Two African extremist movements affiliated with the Islamic State group could become a major threat on the continent if they come together and boost cooperation, US experts warned.
For now, Libyan Muslim militants that have proclaimed allegiance to the Islamic State (IS) and Boko Haram in Nigeria have traded little more than praise over the Internet, along with probably some fighters and weapons.
Boko Haram has recently renamed itself the Islamic State’s West Africa Province (ISWAP).
However, if they change gears they could become a true regional danger, the experts warned.
“They could decide that instead of fighting to achieve their immediate local objectives, they decided to shift their focus and go after Western interests,” said Michael Shurkin, a former CIA analyst and specialist on central Africa at Rand Corp.
“For instance, Boko Haram attacking the French soldiers of [Operation] Barkhane, or the Americans in Cameroon,” he added. Operation Barkhane refers to a French anti-terror operation in the Sahel region of central Africa.
“We can easily imagine really terrible scenarios, but I don’t think we are there yet,” he added.
“For instance the shift between Boko Haram and IS in west Africa looks like a rebranding, a marketing tool, but it could be a real transition to a kind of global jihad agenda,” he said.
Movements that are geographically isolated can benefit greatly from adopting the initials, rhetoric and symbols of the most feared Muslim extremist group in the world.
The Islamic State has been able to hold broad swathes of territory in Syria and Iraq, maintain an army, blow up a Russian airliner over Egypt and inspire attacks on civilians from Paris to London to California.
Mainly, it could enable the African groups to recruit foreign fighters seduced by the reputation of the Islamic State, international affairs think tank Atlantic Council Africa specialist Peter Pham said.
The numbers are still tiny, but there are indications that the flow of fighters toward Africa has already begun, with two young French people arrested last month in Tunisia while trying to reach zones controlled by the Islamic State in Libya.
In the April edition of its magazine Dabiq, published online in English, the Islamic State called on volunteers to consider joining Boko Haram “if you can’t join the caliphate,” Pham said.
Allegiance to the Islamic State has also allowed the Nigerian group, whose six-year insurgency has claimed 17,000 lives, to receive advice on military tactics.
“[Boko Haram] attacks are more coordinated,” Pham told reporters.
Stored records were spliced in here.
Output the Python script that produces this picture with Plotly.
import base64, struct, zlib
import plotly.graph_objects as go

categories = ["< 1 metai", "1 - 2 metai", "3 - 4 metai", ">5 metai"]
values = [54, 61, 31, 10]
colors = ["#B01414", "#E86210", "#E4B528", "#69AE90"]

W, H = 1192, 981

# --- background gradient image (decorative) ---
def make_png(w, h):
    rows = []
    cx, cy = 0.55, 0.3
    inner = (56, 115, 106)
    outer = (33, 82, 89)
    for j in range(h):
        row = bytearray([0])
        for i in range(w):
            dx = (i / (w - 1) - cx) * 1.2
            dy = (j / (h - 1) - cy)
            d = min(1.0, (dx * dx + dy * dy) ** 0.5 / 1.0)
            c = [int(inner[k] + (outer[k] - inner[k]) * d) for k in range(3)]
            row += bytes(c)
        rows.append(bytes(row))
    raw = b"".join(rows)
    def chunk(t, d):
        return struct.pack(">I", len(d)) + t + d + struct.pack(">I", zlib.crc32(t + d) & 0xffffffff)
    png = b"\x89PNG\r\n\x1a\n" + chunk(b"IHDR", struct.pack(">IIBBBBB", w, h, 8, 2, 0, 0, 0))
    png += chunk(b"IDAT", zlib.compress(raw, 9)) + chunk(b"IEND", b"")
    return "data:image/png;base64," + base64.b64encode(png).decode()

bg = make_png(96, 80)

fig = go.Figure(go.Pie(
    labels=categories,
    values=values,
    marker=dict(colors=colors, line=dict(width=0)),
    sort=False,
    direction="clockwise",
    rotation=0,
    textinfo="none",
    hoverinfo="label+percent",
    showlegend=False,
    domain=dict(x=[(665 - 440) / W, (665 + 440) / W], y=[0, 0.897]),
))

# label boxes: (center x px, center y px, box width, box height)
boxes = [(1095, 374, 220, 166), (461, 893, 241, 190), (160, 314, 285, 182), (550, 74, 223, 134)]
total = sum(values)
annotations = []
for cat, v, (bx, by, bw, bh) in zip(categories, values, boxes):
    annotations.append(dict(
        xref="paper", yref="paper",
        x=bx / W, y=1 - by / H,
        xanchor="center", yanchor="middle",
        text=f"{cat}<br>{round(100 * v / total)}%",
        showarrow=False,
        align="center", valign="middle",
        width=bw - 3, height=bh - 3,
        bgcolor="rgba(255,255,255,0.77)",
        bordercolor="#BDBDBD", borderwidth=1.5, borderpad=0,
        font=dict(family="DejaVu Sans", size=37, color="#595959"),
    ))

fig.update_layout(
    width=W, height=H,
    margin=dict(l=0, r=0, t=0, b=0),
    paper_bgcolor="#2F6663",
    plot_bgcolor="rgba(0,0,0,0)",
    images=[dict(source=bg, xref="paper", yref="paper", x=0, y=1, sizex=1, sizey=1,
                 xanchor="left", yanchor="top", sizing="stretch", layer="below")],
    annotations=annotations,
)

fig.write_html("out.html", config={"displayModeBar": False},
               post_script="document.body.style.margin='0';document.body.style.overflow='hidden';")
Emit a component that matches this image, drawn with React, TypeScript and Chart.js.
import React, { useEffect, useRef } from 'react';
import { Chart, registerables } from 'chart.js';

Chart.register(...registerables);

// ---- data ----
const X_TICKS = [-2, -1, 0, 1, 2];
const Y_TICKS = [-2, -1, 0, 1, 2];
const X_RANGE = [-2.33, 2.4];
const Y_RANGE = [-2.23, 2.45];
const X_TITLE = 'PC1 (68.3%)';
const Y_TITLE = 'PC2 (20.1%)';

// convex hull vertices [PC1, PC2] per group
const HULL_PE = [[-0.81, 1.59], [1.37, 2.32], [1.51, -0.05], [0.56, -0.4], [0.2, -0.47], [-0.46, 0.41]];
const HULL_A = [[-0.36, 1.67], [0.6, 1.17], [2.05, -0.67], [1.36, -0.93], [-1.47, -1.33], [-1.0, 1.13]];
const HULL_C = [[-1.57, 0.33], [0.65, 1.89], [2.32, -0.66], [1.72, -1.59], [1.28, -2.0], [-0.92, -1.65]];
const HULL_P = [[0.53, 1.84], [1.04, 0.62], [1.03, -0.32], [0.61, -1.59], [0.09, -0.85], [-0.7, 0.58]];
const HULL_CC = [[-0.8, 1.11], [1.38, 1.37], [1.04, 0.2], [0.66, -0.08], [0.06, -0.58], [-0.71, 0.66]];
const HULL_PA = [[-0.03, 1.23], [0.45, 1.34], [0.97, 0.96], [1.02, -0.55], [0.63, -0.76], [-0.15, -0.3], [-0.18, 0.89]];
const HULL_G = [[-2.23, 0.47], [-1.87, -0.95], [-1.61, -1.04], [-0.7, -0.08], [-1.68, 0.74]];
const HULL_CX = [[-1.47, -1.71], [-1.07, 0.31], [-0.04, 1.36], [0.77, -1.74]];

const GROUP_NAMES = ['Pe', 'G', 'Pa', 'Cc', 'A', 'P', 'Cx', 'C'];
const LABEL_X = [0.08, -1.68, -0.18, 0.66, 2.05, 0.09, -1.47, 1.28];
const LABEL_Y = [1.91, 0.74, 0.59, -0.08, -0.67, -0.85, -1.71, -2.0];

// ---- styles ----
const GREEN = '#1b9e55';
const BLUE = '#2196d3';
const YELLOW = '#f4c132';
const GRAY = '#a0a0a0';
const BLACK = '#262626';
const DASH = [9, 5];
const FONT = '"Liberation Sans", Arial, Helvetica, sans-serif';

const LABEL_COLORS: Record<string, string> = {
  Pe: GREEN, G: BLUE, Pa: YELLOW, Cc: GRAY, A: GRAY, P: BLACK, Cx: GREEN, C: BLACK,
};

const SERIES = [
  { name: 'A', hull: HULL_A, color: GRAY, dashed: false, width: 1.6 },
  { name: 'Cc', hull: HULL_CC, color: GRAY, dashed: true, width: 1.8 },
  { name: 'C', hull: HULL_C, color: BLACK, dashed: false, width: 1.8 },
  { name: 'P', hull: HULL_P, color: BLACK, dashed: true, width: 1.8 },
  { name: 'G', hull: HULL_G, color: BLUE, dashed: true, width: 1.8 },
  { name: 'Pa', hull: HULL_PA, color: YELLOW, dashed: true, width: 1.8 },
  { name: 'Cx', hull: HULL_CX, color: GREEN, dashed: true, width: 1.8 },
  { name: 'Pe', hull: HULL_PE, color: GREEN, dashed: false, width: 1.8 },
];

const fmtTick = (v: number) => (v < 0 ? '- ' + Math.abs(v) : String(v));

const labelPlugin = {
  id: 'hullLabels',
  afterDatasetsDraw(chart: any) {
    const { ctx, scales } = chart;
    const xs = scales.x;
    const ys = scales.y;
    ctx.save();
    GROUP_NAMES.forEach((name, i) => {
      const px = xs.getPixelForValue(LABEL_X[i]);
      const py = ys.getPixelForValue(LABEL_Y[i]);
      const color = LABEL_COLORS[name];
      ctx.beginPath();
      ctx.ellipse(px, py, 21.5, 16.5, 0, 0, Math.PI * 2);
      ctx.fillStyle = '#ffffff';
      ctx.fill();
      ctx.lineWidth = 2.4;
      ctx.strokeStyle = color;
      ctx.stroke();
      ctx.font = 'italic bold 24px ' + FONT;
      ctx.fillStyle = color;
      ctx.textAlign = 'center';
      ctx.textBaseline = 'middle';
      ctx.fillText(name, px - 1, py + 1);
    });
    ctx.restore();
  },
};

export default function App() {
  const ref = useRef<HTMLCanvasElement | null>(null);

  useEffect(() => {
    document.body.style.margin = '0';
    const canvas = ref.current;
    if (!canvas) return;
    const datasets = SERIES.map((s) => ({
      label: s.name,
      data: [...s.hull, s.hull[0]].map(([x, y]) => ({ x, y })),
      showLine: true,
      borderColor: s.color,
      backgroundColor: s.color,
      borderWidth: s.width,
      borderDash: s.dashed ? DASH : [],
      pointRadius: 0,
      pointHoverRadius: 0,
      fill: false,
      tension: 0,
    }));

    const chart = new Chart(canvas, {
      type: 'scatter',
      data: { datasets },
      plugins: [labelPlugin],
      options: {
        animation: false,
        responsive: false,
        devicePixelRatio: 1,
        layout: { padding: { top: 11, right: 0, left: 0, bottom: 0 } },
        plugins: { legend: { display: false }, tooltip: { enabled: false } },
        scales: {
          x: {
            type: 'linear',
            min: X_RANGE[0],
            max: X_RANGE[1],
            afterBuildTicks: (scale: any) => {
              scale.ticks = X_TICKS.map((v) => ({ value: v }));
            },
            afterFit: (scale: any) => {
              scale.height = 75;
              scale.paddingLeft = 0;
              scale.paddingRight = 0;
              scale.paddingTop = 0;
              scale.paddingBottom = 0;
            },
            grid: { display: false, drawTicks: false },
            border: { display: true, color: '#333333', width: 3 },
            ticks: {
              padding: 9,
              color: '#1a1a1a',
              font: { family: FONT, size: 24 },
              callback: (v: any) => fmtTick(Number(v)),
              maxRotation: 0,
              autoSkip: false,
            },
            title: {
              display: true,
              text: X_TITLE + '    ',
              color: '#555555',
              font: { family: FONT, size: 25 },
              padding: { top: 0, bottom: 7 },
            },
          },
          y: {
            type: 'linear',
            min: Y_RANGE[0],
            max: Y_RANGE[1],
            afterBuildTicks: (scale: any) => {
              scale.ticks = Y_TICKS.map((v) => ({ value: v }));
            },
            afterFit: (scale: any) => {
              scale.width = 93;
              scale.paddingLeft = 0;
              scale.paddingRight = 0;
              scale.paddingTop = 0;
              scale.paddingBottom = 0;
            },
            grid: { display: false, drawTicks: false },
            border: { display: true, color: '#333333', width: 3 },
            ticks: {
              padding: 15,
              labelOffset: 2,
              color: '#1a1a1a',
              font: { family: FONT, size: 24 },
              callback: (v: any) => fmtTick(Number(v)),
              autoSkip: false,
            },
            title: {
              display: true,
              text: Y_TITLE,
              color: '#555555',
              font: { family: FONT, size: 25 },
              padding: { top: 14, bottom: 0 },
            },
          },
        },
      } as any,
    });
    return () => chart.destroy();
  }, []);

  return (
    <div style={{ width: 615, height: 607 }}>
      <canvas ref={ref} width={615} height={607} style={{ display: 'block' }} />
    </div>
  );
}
The latest Boko Haram videos are of professional quality and carry the insignia of the Islamic State, which boasts communications specialists who can put propaganda films worthy of Hollywood on the Internet, Pham added.
In Libya, groups that have professed loyalty to the Islamic State have expanded rapidly, going from 200 to 2,000 members over the past year, he added.
Their growing power, fueled by the political and security chaos that exists in Libya after the downfall of late Libyan leader Muammar Qaddafi, has European authorities worried to the extent they have started flying reconnaissance airplanes over their bases.
Jamestown Foundation Muslim extremist groups specialist Jacob Zenn said ties between Boko Haram and Islamic State militants could soon evolve from the sphere of communications toward seeing Boko Haram people trained in Libya.
“If Libya becomes a hub to sub-Saharan Africa, as al-Raqqah [in Syria] is to other parts of the world, then in 2016 or 2017, ISWAP could also carry out a new type of attacks in Nigeria or west Africa under the training and coordination of IS in Libya,” he added. Al-Raqqah is the de facto capital of the Islamic State in Syria.
Like other experts, Zenn believes that tighter control by Turkey of its border with Syria or setbacks for the Islamic State in Syria and Iraq could encourage would-be global extremists — who number in the thousands — to turn to Africa as a battlefront.